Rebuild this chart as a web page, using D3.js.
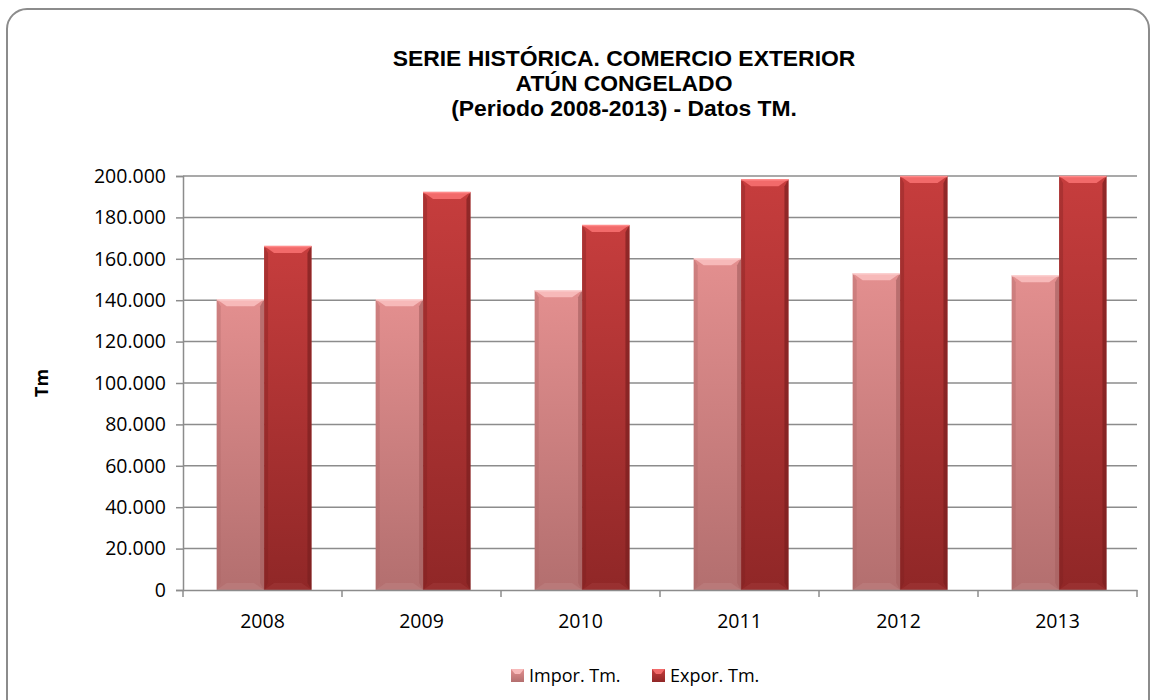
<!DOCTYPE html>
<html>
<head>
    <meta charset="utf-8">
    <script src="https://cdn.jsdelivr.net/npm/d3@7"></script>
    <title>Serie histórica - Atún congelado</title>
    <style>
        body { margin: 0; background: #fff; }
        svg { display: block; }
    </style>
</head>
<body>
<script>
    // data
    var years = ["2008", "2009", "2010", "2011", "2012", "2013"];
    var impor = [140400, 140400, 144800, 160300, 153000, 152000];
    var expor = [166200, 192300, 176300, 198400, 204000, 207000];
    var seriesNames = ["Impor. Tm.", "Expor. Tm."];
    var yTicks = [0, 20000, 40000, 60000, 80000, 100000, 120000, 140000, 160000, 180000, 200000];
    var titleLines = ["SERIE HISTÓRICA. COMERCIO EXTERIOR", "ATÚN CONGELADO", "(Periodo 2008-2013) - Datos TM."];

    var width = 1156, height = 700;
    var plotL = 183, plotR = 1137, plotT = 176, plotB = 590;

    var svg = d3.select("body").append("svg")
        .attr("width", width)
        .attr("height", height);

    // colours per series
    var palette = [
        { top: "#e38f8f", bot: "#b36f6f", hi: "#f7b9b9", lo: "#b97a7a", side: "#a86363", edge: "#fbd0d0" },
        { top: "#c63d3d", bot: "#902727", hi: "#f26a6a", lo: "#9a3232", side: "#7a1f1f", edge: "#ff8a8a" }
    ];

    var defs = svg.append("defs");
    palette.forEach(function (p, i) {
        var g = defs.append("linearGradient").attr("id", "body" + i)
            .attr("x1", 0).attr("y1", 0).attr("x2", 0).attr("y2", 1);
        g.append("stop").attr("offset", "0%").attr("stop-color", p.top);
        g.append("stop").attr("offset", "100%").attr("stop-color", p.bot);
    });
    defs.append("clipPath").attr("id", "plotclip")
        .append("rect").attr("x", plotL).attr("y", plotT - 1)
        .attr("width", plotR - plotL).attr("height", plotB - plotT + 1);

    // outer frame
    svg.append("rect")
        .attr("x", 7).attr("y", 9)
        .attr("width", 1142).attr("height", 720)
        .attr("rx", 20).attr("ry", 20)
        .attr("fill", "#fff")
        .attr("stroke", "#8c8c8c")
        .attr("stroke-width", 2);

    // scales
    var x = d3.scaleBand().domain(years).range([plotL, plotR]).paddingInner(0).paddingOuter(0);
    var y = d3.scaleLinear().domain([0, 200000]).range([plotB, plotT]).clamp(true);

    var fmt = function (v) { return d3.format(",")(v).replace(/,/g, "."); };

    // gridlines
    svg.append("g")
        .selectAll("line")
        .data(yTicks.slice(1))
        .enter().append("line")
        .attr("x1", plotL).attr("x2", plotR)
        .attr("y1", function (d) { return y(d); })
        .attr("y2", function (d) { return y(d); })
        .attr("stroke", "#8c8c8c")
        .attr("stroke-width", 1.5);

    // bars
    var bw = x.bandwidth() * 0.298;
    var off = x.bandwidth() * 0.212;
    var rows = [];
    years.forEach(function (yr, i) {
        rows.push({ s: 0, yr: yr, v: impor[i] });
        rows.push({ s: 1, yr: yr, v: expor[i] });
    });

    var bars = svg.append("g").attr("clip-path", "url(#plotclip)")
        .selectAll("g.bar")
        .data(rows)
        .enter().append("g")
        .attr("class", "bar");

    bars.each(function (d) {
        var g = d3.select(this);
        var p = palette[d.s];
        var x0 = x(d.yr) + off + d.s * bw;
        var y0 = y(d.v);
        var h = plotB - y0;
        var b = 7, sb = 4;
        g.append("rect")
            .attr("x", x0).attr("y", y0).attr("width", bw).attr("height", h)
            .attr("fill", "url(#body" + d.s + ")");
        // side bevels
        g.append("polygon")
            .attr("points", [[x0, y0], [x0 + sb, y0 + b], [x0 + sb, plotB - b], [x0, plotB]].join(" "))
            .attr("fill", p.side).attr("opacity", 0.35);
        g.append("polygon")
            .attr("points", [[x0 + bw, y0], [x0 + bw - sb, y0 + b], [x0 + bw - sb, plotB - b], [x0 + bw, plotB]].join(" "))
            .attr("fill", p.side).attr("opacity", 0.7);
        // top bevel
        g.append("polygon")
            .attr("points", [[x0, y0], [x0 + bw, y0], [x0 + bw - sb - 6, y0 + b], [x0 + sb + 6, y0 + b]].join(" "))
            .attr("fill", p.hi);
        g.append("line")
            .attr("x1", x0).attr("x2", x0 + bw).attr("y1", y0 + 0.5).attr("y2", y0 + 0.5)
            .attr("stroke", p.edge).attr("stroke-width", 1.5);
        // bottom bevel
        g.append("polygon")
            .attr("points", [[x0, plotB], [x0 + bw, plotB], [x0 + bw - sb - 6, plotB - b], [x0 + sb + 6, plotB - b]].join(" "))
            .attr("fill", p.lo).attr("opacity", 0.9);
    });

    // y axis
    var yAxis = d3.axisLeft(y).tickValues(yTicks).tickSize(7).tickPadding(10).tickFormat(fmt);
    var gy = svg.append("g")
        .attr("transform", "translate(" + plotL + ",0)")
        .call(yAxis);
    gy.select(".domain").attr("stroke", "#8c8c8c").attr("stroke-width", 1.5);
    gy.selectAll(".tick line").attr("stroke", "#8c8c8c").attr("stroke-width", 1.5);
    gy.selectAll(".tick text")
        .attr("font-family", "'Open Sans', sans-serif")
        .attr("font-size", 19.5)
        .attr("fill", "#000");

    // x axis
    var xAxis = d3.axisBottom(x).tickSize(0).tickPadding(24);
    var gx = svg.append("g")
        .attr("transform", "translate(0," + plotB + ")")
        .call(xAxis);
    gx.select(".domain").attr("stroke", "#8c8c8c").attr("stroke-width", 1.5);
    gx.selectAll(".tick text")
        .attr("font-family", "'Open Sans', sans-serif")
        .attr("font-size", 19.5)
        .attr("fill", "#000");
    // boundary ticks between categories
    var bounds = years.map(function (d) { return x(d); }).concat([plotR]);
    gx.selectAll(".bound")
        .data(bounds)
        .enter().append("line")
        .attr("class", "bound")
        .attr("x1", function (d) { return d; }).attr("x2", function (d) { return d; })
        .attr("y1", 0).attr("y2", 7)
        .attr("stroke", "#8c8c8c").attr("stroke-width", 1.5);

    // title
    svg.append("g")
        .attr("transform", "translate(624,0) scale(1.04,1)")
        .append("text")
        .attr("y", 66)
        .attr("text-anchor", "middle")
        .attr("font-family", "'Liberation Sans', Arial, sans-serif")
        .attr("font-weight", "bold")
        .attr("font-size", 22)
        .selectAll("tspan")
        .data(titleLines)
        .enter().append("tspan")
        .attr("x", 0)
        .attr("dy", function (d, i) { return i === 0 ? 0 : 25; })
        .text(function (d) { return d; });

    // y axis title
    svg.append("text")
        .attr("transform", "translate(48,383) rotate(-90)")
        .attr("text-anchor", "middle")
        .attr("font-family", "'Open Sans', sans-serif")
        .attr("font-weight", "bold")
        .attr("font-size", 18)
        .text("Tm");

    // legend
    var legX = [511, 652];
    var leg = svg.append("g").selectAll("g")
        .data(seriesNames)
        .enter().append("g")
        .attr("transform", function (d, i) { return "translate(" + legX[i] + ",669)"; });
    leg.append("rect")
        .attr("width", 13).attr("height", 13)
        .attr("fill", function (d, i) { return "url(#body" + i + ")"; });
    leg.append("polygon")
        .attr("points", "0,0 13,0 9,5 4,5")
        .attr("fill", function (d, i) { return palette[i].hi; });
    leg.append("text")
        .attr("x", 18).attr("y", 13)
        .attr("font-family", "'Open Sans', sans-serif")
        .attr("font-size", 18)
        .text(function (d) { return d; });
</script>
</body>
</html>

────────────────────

§ Goal
Write out the full set of lines verbatim, without the pictures.

§ Result of the task
Rebuild this chart as a web page, using D3.js.
<!DOCTYPE html>
<html>
<head>
    <meta charset="utf-8">
    <script src="https://cdn.jsdelivr.net/npm/d3@7"></script>
    <title>Serie histórica - Atún congelado</title>
    <style>
        body { margin: 0; background: #fff; }
        svg { display: block; }
    </style>
</head>
<body>
<script>
    // data
    var years = ["2008", "2009", "2010", "2011", "2012", "2013"];
    var impor = [140400, 140400, 144800, 160300, 153000, 152000];
    var expor = [166200, 192300, 176300, 198400, 204000, 207000];
    var seriesNames = ["Impor. Tm.", "Expor. Tm."];
    var yTicks = [0, 20000, 40000, 60000, 80000, 100000, 120000, 140000, 160000, 180000, 200000];
    var titleLines = ["SERIE HISTÓRICA. COMERCIO EXTERIOR", "ATÚN CONGELADO", "(Periodo 2008-2013) - Datos TM."];

    var width = 1156, height = 700;
    var plotL = 183, plotR = 1137, plotT = 176, plotB = 590;

    var svg = d3.select("body").append("svg")
        .attr("width", width)
        .attr("height", height);

    // colours per series
    var palette = [
        { top: "#e38f8f", bot: "#b36f6f", hi: "#f7b9b9", lo: "#b97a7a", side: "#a86363", edge: "#fbd0d0" },
        { top: "#c63d3d", bot: "#902727", hi: "#f26a6a", lo: "#9a3232", side: "#7a1f1f", edge: "#ff8a8a" }
    ];

    var defs = svg.append("defs");
    palette.forEach(function (p, i) {
        var g = defs.append("linearGradient").attr("id", "body" + i)
            .attr("x1", 0).attr("y1", 0).attr("x2", 0).attr("y2", 1);
        g.append("stop").attr("offset", "0%").attr("stop-color", p.top);
        g.append("stop").attr("offset", "100%").attr("stop-color", p.bot);
    });
    defs.append("clipPath").attr("id", "plotclip")
        .append("rect").attr("x", plotL).attr("y", plotT - 1)
        .attr("width", plotR - plotL).attr("height", plotB - plotT + 1);

    // outer frame
    svg.append("rect")
        .attr("x", 7).attr("y", 9)
        .attr("width", 1142).attr("height", 720)
        .attr("rx", 20).attr("ry", 20)
        .attr("fill", "#fff")
        .attr("stroke", "#8c8c8c")
        .attr("stroke-width", 2);

    // scales
    var x = d3.scaleBand().domain(years).range([plotL, plotR]).paddingInner(0).paddingOuter(0);
    var y = d3.scaleLinear().domain([0, 200000]).range([plotB, plotT]).clamp(true);

    var fmt = function (v) { return d3.format(",")(v).replace(/,/g, "."); };

    // gridlines
    svg.append("g")
        .selectAll("line")
        .data(yTicks.slice(1))
        .enter().append("line")
        .attr("x1", plotL).attr("x2", plotR)
        .attr("y1", function (d) { return y(d); })
        .attr("y2", function (d) { return y(d); })
        .attr("stroke", "#8c8c8c")
        .attr("stroke-width", 1.5);

    // bars
    var bw = x.bandwidth() * 0.298;
    var off = x.bandwidth() * 0.212;
    var rows = [];
    years.forEach(function (yr, i) {
        rows.push({ s: 0, yr: yr, v: impor[i] });
        rows.push({ s: 1, yr: yr, v: expor[i] });
    });

    var bars = svg.append("g").attr("clip-path", "url(#plotclip)")
        .selectAll("g.bar")
        .data(rows)
        .enter().append("g")
        .attr("class", "bar");

    bars.each(function (d) {
        var g = d3.select(this);
        var p = palette[d.s];
        var x0 = x(d.yr) + off + d.s * bw;
        var y0 = y(d.v);
        var h = plotB - y0;
        var b = 7, sb = 4;
        g.append("rect")
            .attr("x", x0).attr("y", y0).attr("width", bw).attr("height", h)
            .attr("fill", "url(#body" + d.s + ")");
        // side bevels
        g.append("polygon")
            .attr("points", [[x0, y0], [x0 + sb, y0 + b], [x0 + sb, plotB - b], [x0, plotB]].join(" "))
            .attr("fill", p.side).attr("opacity", 0.35);
        g.append("polygon")
            .attr("points", [[x0 + bw, y0], [x0 + bw - sb, y0 + b], [x0 + bw - sb, plotB - b], [x0 + bw, plotB]].join(" "))
            .attr("fill", p.side).attr("opacity", 0.7);
        // top bevel
        g.append("polygon")
            .attr("points", [[x0, y0], [x0 + bw, y0], [x0 + bw - sb - 6, y0 + b], [x0 + sb + 6, y0 + b]].join(" "))
            .attr("fill", p.hi);
        g.append("line")
            .attr("x1", x0).attr("x2", x0 + bw).attr("y1", y0 + 0.5).attr("y2", y0 + 0.5)
            .attr("stroke", p.edge).attr("stroke-width", 1.5);
        // bottom bevel
        g.append("polygon")
            .attr("points", [[x0, plotB], [x0 + bw, plotB], [x0 + bw - sb - 6, plotB - b], [x0 + sb + 6, plotB - b]].join(" "))
            .attr("fill", p.lo).attr("opacity", 0.9);
    });

    // y axis
    var yAxis = d3.axisLeft(y).tickValues(yTicks).tickSize(7).tickPadding(10).tickFormat(fmt);
    var gy = svg.append("g")
        .attr("transform", "translate(" + plotL + ",0)")
        .call(yAxis);
    gy.select(".domain").attr("stroke", "#8c8c8c").attr("stroke-width", 1.5);
    gy.selectAll(".tick line").attr("stroke", "#8c8c8c").attr("stroke-width", 1.5);
    gy.selectAll(".tick text")
        .attr("font-family", "'Open Sans', sans-serif")
        .attr("font-size", 19.5)
        .attr("fill", "#000");

    // x axis
    var xAxis = d3.axisBottom(x).tickSize(0).tickPadding(24);
    var gx = svg.append("g")
        .attr("transform", "translate(0," + plotB + ")")
        .call(xAxis);
    gx.select(".domain").attr("stroke", "#8c8c8c").attr("stroke-width", 1.5);
    gx.selectAll(".tick text")
        .attr("font-family", "'Open Sans', sans-serif")
        .attr("font-size", 19.5)
        .attr("fill", "#000");
    // boundary ticks between categories
    var bounds = years.map(function (d) { return x(d); }).concat([plotR]);
    gx.selectAll(".bound")
        .data(bounds)
        .enter().append("line")
        .attr("class", "bound")
        .attr("x1", function (d) { return d; }).attr("x2", function (d) { return d; })
        .attr("y1", 0).attr("y2", 7)
        .attr("stroke", "#8c8c8c").attr("stroke-width", 1.5);

    // title
    svg.append("g")
        .attr("transform", "translate(624,0) scale(1.04,1)")
        .append("text")
        .attr("y", 66)
        .attr("text-anchor", "middle")
        .attr("font-family", "'Liberation Sans', Arial, sans-serif")
        .attr("font-weight", "bold")
        .attr("font-size", 22)
        .selectAll("tspan")
        .data(titleLines)
        .enter().append("tspan")
        .attr("x", 0)
        .attr("dy", function (d, i) { return i === 0 ? 0 : 25; })
        .text(function (d) { return d; });

    // y axis title
    svg.append("text")
        .attr("transform", "translate(48,383) rotate(-90)")
        .attr("text-anchor", "middle")
        .attr("font-family", "'Open Sans', sans-serif")
        .attr("font-weight", "bold")
        .attr("font-size", 18)
        .text("Tm");

    // legend
    var legX = [511, 652];
    var leg = svg.append("g").selectAll("g")
        .data(seriesNames)
        .enter().append("g")
        .attr("transform", function (d, i) { return "translate(" + legX[i] + ",669)"; });
    leg.append("rect")
        .attr("width", 13).attr("height", 13)
        .attr("fill", function (d, i) { return "url(#body" + i + ")"; });
    leg.append("polygon")
        .attr("points", "0,0 13,0 9,5 4,5")
        .attr("fill", function (d, i) { return palette[i].hi; });
    leg.append("text")
        .attr("x", 18).attr("y", 13)
        .attr("font-family", "'Open Sans', sans-serif")
        .attr("font-size", 18)
        .text(function (d) { return d; });
</script>
</body>
</html>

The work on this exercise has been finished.